───── Exercise materials
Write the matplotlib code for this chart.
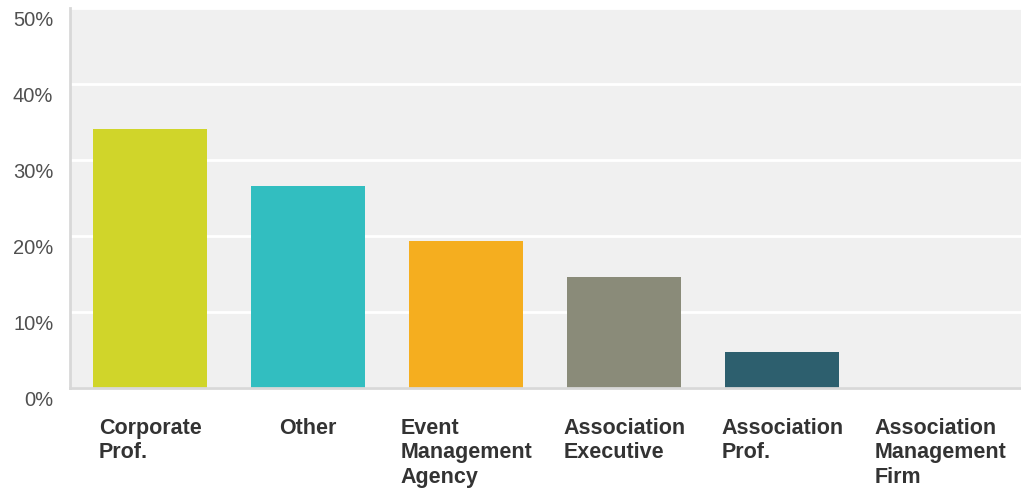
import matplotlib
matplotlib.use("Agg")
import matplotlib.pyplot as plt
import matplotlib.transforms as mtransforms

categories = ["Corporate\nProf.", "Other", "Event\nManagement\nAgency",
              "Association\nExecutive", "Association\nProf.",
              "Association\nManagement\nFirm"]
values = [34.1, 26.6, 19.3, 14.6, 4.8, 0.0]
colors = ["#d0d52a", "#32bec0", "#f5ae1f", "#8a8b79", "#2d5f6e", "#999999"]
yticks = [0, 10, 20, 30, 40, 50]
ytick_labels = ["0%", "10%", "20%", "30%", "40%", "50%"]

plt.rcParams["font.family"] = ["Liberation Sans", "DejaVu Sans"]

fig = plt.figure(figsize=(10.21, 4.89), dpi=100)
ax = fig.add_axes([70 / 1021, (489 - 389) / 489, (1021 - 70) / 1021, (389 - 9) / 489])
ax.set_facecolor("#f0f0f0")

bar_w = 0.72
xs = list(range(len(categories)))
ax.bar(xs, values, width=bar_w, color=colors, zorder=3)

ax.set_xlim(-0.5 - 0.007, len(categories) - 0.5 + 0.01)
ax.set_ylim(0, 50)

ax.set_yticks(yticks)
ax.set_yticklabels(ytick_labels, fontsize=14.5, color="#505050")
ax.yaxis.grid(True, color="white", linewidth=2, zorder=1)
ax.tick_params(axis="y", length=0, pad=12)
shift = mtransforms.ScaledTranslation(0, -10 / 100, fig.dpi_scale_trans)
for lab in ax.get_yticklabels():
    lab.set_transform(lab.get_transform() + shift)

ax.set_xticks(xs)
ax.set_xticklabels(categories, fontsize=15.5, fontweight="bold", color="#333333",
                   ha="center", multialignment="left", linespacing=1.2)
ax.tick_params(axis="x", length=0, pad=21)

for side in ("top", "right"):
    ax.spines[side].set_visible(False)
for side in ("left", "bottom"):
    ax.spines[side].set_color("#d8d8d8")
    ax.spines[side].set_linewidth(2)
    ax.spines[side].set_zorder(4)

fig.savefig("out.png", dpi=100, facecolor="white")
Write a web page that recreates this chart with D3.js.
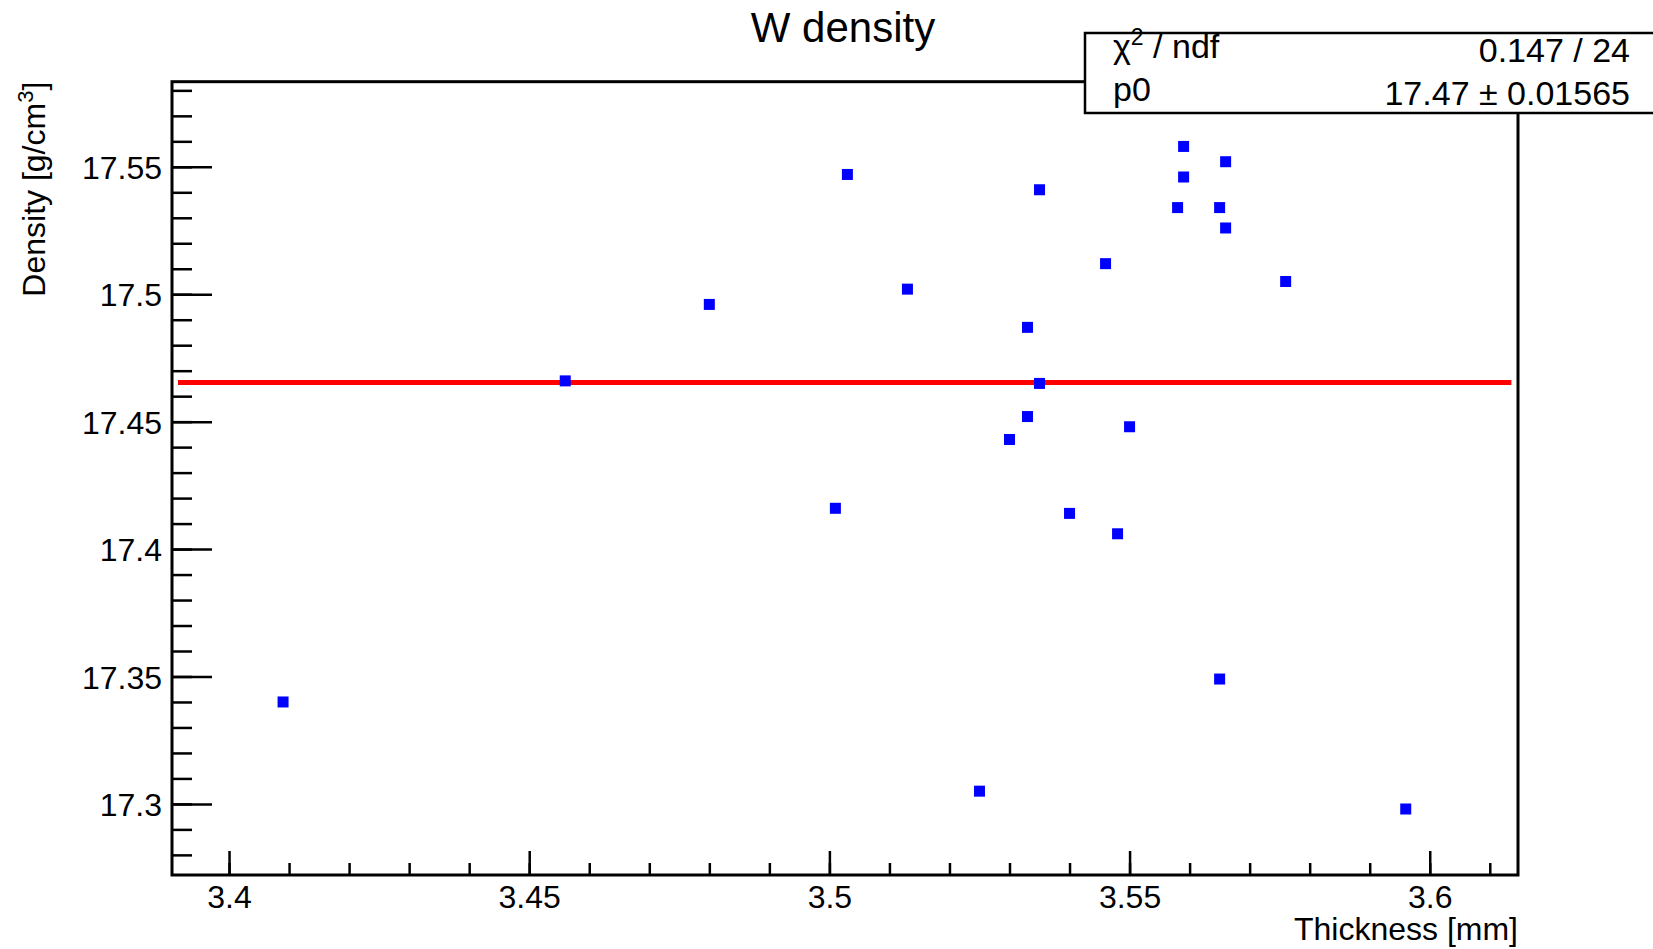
──────────
(Given request): Without the pictures, output the full listing exactly as it stands.

(Problem solution):
Write the matplotlib code for this chart.
import matplotlib
matplotlib.use("Agg")
import matplotlib.pyplot as plt
import matplotlib.transforms as mtransforms

categories = ["Corporate\nProf.", "Other", "Event\nManagement\nAgency",
              "Association\nExecutive", "Association\nProf.",
              "Association\nManagement\nFirm"]
values = [34.1, 26.6, 19.3, 14.6, 4.8, 0.0]
colors = ["#d0d52a", "#32bec0", "#f5ae1f", "#8a8b79", "#2d5f6e", "#999999"]
yticks = [0, 10, 20, 30, 40, 50]
ytick_labels = ["0%", "10%", "20%", "30%", "40%", "50%"]

plt.rcParams["font.family"] = ["Liberation Sans", "DejaVu Sans"]

fig = plt.figure(figsize=(10.21, 4.89), dpi=100)
ax = fig.add_axes([70 / 1021, (489 - 389) / 489, (1021 - 70) / 1021, (389 - 9) / 489])
ax.set_facecolor("#f0f0f0")

bar_w = 0.72
xs = list(range(len(categories)))
ax.bar(xs, values, width=bar_w, color=colors, zorder=3)

ax.set_xlim(-0.5 - 0.007, len(categories) - 0.5 + 0.01)
ax.set_ylim(0, 50)

ax.set_yticks(yticks)
ax.set_yticklabels(ytick_labels, fontsize=14.5, color="#505050")
ax.yaxis.grid(True, color="white", linewidth=2, zorder=1)
ax.tick_params(axis="y", length=0, pad=12)
shift = mtransforms.ScaledTranslation(0, -10 / 100, fig.dpi_scale_trans)
for lab in ax.get_yticklabels():
    lab.set_transform(lab.get_transform() + shift)

ax.set_xticks(xs)
ax.set_xticklabels(categories, fontsize=15.5, fontweight="bold", color="#333333",
                   ha="center", multialignment="left", linespacing=1.2)
ax.tick_params(axis="x", length=0, pad=21)

for side in ("top", "right"):
    ax.spines[side].set_visible(False)
for side in ("left", "bottom"):
    ax.spines[side].set_color("#d8d8d8")
    ax.spines[side].set_linewidth(2)
    ax.spines[side].set_zorder(4)

fig.savefig("out.png", dpi=100, facecolor="white")
Write a web page that recreates this chart with D3.js.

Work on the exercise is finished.